A fun little piece in The Guardian from a trader at Borough Market. Essentially he's been thrown off his pitch and wants to know why?
Well, the actual "why" is: because they can.
Borough Market may well be run by a trust but that doesn't and won't change the basic actions of those who think that they're able to squeeze a rent out of an asset. And no, I don't mean a rent as in rent for a pitch, but in the larger sense. The very collection of high priced (and possibly high quality) purveyors of comestibles at Borough makes the market as a whole more valuable.

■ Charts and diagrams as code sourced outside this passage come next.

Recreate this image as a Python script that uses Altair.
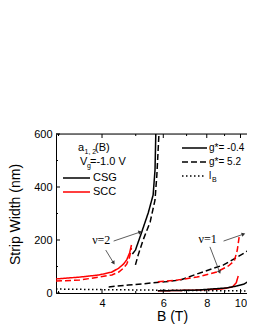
import altair as alt
import pandas as pd

# ---- data (B in tesla, strip width in nm) ----
csg_n2_B = [4.89, 4.99, 5.19, 5.43, 5.61, 5.68, 5.71]
csg_n2_W = [147, 162, 226, 302, 370, 464, 600]

csg52_n2_B = [4.99, 5.08, 5.25, 5.50, 5.68, 5.75, 5.83]
csg52_n2_W = [106, 143, 200, 268, 351, 445, 600]

scc_n2_B = [2.95, 3.45, 3.92, 4.27, 4.47, 4.61, 4.71, 4.80, 4.86]
scc_n2_W = [53, 60, 68, 79, 94, 109, 125, 151, 181]

scc52_n2_B = [2.95, 3.45, 3.92, 4.27, 4.47, 4.61, 4.71, 4.80, 4.86]
scc52_n2_W = [45, 49, 60, 68, 79, 94, 109, 136, 170]

csg52_n1_B = [4.18, 4.76, 6.06, 6.72, 7.50, 8.94, 10.37, 10.72]
csg52_n1_W = [23, 30, 42, 49, 72, 106, 155, 170]

scc52_n1_B = [5.79, 6.59, 7.50, 8.54, 9.23, 9.60, 9.79, 9.92]
scc52_n1_W = [42, 49, 60, 79, 102, 121, 162, 215]

scc_n1_B = [5.79, 7.50, 8.83, 9.48, 9.72, 9.85]
scc_n1_W = [8, 11, 15, 23, 38, 64]

csg_n1_B = [5.79, 7.50, 9.11, 9.72, 10.24, 10.72]
csg_n1_W = [8, 11, 19, 26, 34, 50]

lB_B = [2.95, 4, 5, 6, 7, 8, 9, 10, 10.72]
lB_W = [15, 12.8, 11.5, 10.5, 9.7, 9.1, 8.6, 8.1, 7.8]

x_domain = [2.95, 10.44]
y_domain = [0, 600]
x_major = [4, 6, 8, 10]
x_minor = [3, 5, 7, 9]
y_major = [0, 200, 400, 600]
y_minor = [100, 300, 500]

# annotation arrows (data coordinates)
arr_B1 = [4.32, 4.10, 8.94, 8.17]
arr_W1 = [196, 162, 196, 174]
arr_B2 = [5.15, 4.32, 10.2, 8.71]
arr_W2 = [230, 113, 222, 79]
arr_ang = [72, 148, 72, 158]

lab_text = ["ν=2", "ν=1"]
lab_B = [3.98, 8.05]
lab_W = [200, 204]

curves = [
    ("csg_n2", csg_n2_B, csg_n2_W, "black", "solid"),
    ("csg52_n2", csg52_n2_B, csg52_n2_W, "black", "dash"),
    ("scc_n2", scc_n2_B, scc_n2_W, "red", "solid"),
    ("scc52_n2", scc52_n2_B, scc52_n2_W, "red", "dash"),
    ("csg52_n1", csg52_n1_B, csg52_n1_W, "black", "dash"),
    ("scc52_n1", scc52_n1_B, scc52_n1_W, "red", "dash"),
    ("scc_n1", scc_n1_B, scc_n1_W, "red", "solid"),
    ("csg_n1", csg_n1_B, csg_n1_W, "black", "solid"),
    ("lB", lB_B, lB_W, "black", "dot"),
]

rows = []
for name, bs, ws, col, dash in curves:
    for i, (b, w) in enumerate(zip(bs, ws)):
        rows.append({"curve": name, "B": b, "W": w, "color": col, "dash": dash, "i": i})
df = pd.DataFrame(rows)

FONT = "Liberation Sans"
PW, PH = 191, 159

xscale = alt.Scale(type="log", domain=x_domain, nice=False)
yscale = alt.Scale(domain=y_domain, nice=False)

lines = alt.Chart(df).mark_line(strokeWidth=1.5, clip=True).encode(
    x=alt.X("B:Q", scale=xscale,
            axis=alt.Axis(values=x_major, format="d", grid=False, tickSize=0,
                          labelFont=FONT, labelFontSize=11, labelPadding=4,
                          labelColor="black", domainColor="black",
                          title="B (T)", titleFont=FONT, titleFontSize=14,
                          titleFontWeight="normal", titleColor="black",
                          titleX=116, titleY=23, titleBaseline="middle")),
    y=alt.Y("W:Q", scale=yscale,
            axis=alt.Axis(values=y_major, grid=False, tickSize=0,
                          labelFont=FONT, labelFontSize=11, labelPadding=4,
                          labelColor="black", domainColor="black",
                          title="Strip Width (nm)", titleFont=FONT, titleFontSize=14,
                          titleFontWeight="normal", titleColor="black",
                          titleX=-41, titleY=80, titleAngle=-90,
                          titleBaseline="middle", titleAlign="center")),
    color=alt.Color("color:N", scale=None),
    strokeDash=alt.StrokeDash("dash:N",
                              scale=alt.Scale(domain=["solid", "dash", "dot"],
                                              range=[[1, 0], [6, 3], [1.5, 2.5]]),
                              legend=None),
    detail="curve:N",
    order="i:Q",
)

# inward ticks
xmaj = pd.DataFrame({"B": x_major})
xmin = pd.DataFrame({"B": x_minor})
ymaj = pd.DataFrame({"W": y_major})
ymin = pd.DataFrame({"W": y_minor})

tick_layers = [
    alt.Chart(xmaj).mark_rule(color="black").encode(
        x=alt.X("B:Q", scale=xscale), y=alt.value(0), y2=alt.value(4)),
    alt.Chart(xmin).mark_rule(color="black").encode(
        x=alt.X("B:Q", scale=xscale), y=alt.value(0), y2=alt.value(2)),
    alt.Chart(xmaj).mark_rule(color="black").encode(
        x=alt.X("B:Q", scale=xscale), y=alt.value(PH), y2=alt.value(PH - 4)),
    alt.Chart(xmin).mark_rule(color="black").encode(
        x=alt.X("B:Q", scale=xscale), y=alt.value(PH), y2=alt.value(PH - 2)),
    alt.Chart(ymaj).mark_rule(color="black").encode(
        y=alt.Y("W:Q", scale=yscale), x=alt.value(0), x2=alt.value(4)),
    alt.Chart(ymin).mark_rule(color="black").encode(
        y=alt.Y("W:Q", scale=yscale), x=alt.value(0), x2=alt.value(2)),
]

top_border = alt.Chart(pd.DataFrame({"k": [0]})).mark_rule(color="black").encode(
    x=alt.value(0), x2=alt.value(PW), y=alt.value(0))

# annotation arrows
arr = pd.DataFrame({"B1": arr_B1, "W1": arr_W1, "B2": arr_B2, "W2": arr_W2, "ang": arr_ang})
arrow_lines = alt.Chart(arr).mark_rule(color="#333333", strokeWidth=0.8).encode(
    x=alt.X("B1:Q", scale=xscale), x2="B2:Q",
    y=alt.Y("W1:Q", scale=yscale), y2="W2:Q")
arrow_heads = alt.Chart(arr).mark_point(shape="triangle-up", filled=True, size=18,
                                        color="#333333", opacity=1).encode(
    x=alt.X("B2:Q", scale=xscale), y=alt.Y("W2:Q", scale=yscale),
    angle=alt.Angle("ang:Q", scale=None))

labs = pd.DataFrame({"t": lab_text, "B": lab_B, "W": lab_W})
nu_text = alt.Chart(labs).mark_text(font="Liberation Serif", fontSize=12, color="black").encode(
    x=alt.X("B:Q", scale=xscale), y=alt.Y("W:Q", scale=yscale), text="t:N")

one = pd.DataFrame({"k": [0]})


def txt(s, x, y, size=11, align="left", baseline="middle", font=FONT):
    return alt.Chart(one).mark_text(text=s, font=font, fontSize=size, align=align,
                                    baseline=baseline, color="black").encode(
        x=alt.value(x), y=alt.value(y))


def seg(x1, x2, y, color, dash):
    return alt.Chart(one).mark_rule(color=color, strokeWidth=1.5, strokeDash=dash).encode(
        x=alt.value(x1), x2=alt.value(x2), y=alt.value(y))


legend = [
    txt("a", 22, 17, 11, baseline="alphabetic"),
    txt("1, 2", 28.5, 20, 7, baseline="alphabetic"),
    txt("(B)", 39, 17, 11, baseline="alphabetic"),
    txt("V", 24, 31, 11, baseline="alphabetic"),
    txt("g", 31, 34, 7, baseline="alphabetic"),
    txt("=-1.0 V", 34, 31, 11, baseline="alphabetic"),
    seg(7, 34, 44, "black", [1, 0]),
    txt("CSG", 37, 44, 11),
    seg(7, 34, 58, "red", [1, 0]),
    txt("SCC", 37, 58, 11),
    seg(126, 151, 14, "black", [1, 0]),
    txt("g*= -0.4", 153, 14, 10),
    seg(126, 151, 28, "black", [6, 3]),
    txt("g*= 5.2", 153, 28, 10),
    seg(126, 150, 42, "black", [1.5, 2.5]),
    txt("l", 153, 42, 10),
    txt("B", 156, 46, 7),
]

chart = alt.layer(
    lines, *tick_layers, top_border, arrow_lines, arrow_heads, nu_text, *legend
).properties(
    width=PW, height=PH,
    padding={"left": 48, "top": 126, "right": 0, "bottom": 34},
    autosize=alt.AutoSizeParams(type="none"),
).configure_view(stroke=None).configure(background="white")

chart.save("out.html", embed_options={"renderer": "svg", "actions": False})
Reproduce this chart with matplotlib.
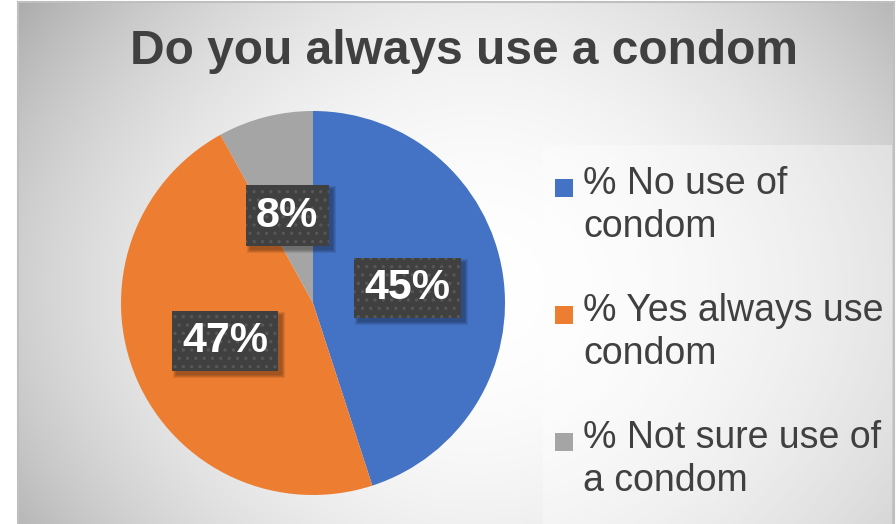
import numpy as np
import matplotlib
matplotlib.use("Agg")
import matplotlib.pyplot as plt
from matplotlib.patches import Rectangle
from matplotlib.transforms import IdentityTransform

plt.rcParams['font.family'] = ['Liberation Sans', 'DejaVu Sans']
plt.rcParams["hatch.linewidth"] = 1.2
plt.rcParams["hatch.color"] = "#575757"

title = "Do you always use a condom"
categories = ["% No use of\ncondom", "% Yes always use\ncondom", "% Not sure use of\na condom"]
values = [45, 47, 8]
colors = ["#4472C4", "#ED7D31", "#A5A5A5"]

W, H = 896, 524
fig = plt.figure(figsize=(W / 100, H / 100), dpi=100)
fig.patch.set_facecolor("white")

# chart area with a soft radial gradient
x0, x1, y0, y1 = 18, 894, 2, 524
bg = fig.add_axes([x0 / W, 0, (x1 - x0) / W, (y1 - y0) / H])
gx = np.linspace(-1, 1, 400)
gy = np.linspace(-1, 1, 240)
XX, YY = np.meshgrid(gx - 0.05, gy + 0.1)
v = 1 - 0.17 * XX ** 2 - 0.07 * YY ** 2 - 0.04 * XX ** 2 * YY ** 2
v = np.clip(v, 0, 1)
bg.imshow(np.dstack([v, v, v]), aspect="auto", extent=(0, 1, 0, 1), origin="lower")
bg.set_xlim(0, 1)
bg.set_ylim(0, 1)
bg.set_xticks([])
bg.set_yticks([])
for s, sp in bg.spines.items():
    sp.set_color("#bfbfbf")
    sp.set_linewidth(1.5)
bg.spines["bottom"].set_visible(False)

fig.text(464 / W, 1 - 52 / H, title, ha="center", va="center",
         fontsize=34.5, fontweight="bold", color="#404040")

# legend panel
leg_l, leg_t = 543, 145
fig.patches.append(Rectangle((leg_l / W, 0), (x1 - 2 - leg_l) / W, (H - leg_t) / H,
                             transform=fig.transFigure, facecolor="white",
                             alpha=0.35, edgecolor="none"))
for i, (lab, col) in enumerate(zip(categories, colors)):
    top = 166 + i * 127
    fig.patches.append(Rectangle((555 / W, 1 - (top + 31) / H), 18 / W, 18 / H,
                                 transform=fig.transFigure, facecolor=col,
                                 edgecolor="none"))
    fig.text(583 / W, 1 - top / H, lab, ha="left", va="top", fontsize=27,
             color="#404040", linespacing=1.24)

# pie, drawn above the background panel
cx, cy, r = 313, 303, 192
ax = fig.add_axes([(cx - r) / W, (H - cy - r) / H, 2 * r / W, 2 * r / H], zorder=3)
wedges, texts, autotexts = ax.pie(
    values, colors=colors, startangle=90, counterclock=False,
    autopct=lambda p: f"{p:.0f}%", pctdistance=0.5, radius=1,
    wedgeprops=dict(linewidth=0),
    textprops=dict(color="white", fontsize=31, fontweight="bold"))
ax.set_xlim(-1, 1)
ax.set_ylim(-1, 1)
ax.set_aspect("equal")

# nudge the small slice label so its box sits inside the pie
xs, ys = autotexts[2].get_position()
autotexts[2].set_position((xs - 0.01, ys - 0.03))

for t in autotexts:
    t.set_zorder(5)
    t.set_ha("center")
    t.set_va("center")
    t.set_bbox(dict(boxstyle="square,pad=0.24", facecolor="#404040",
                    edgecolor="#575757", hatch="..", linewidth=0))

# soft drop shadows behind the label boxes
fig.canvas.draw()
for t in autotexts:
    bb = t.get_bbox_patch().get_window_extent()
    for g in [3, 2, 1, 0]:
        ax.add_patch(Rectangle(
            (bb.x0 + 4 - g, bb.y0 - 4 - g), bb.width + 2 * g, bb.height + 2 * g,
            transform=IdentityTransform(), facecolor="black", alpha=0.09,
            edgecolor="none", zorder=4, clip_on=False))

fig.savefig("out.png", dpi=100)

If (as the accusation seems to be) people start moving off the controlled site, still selling such desirable comestibles, then this may well indeed lead to an even greater value for all in the area. More people coming, to take their pick of more traders: this is exactly what led to medieval (and many European still) cities having quarters devoted to certain trades (I recall on arrival in Lisbon asking for tips on a couple of good furniture stores. I was told to simply walk down one street, that's where they all were). However it lowers the power, the rent, available to those who held the formerly exclusive right to grant permission.
Borough Market itself is simply being a capitalist, maximising the value of the asset they control rather than looking to the wider interest. And that's just fine, capitalists should be attempting to maximise the value of their assets. But this is where the freedom of markets comes in: their control should extend only to their asset not to anything else. Borough can indeed throw out traders they don't like: but we should be equally free to set up a market next door, to patronise whichever we like and to purchase our cheeses from the monger of our choice.
If I were in London I'd be knocking on doors in Maltby Street looking for my cheese this weekend. For that's the other lovely part of this markets thing. We get to vote with our pounds as our wishes take us.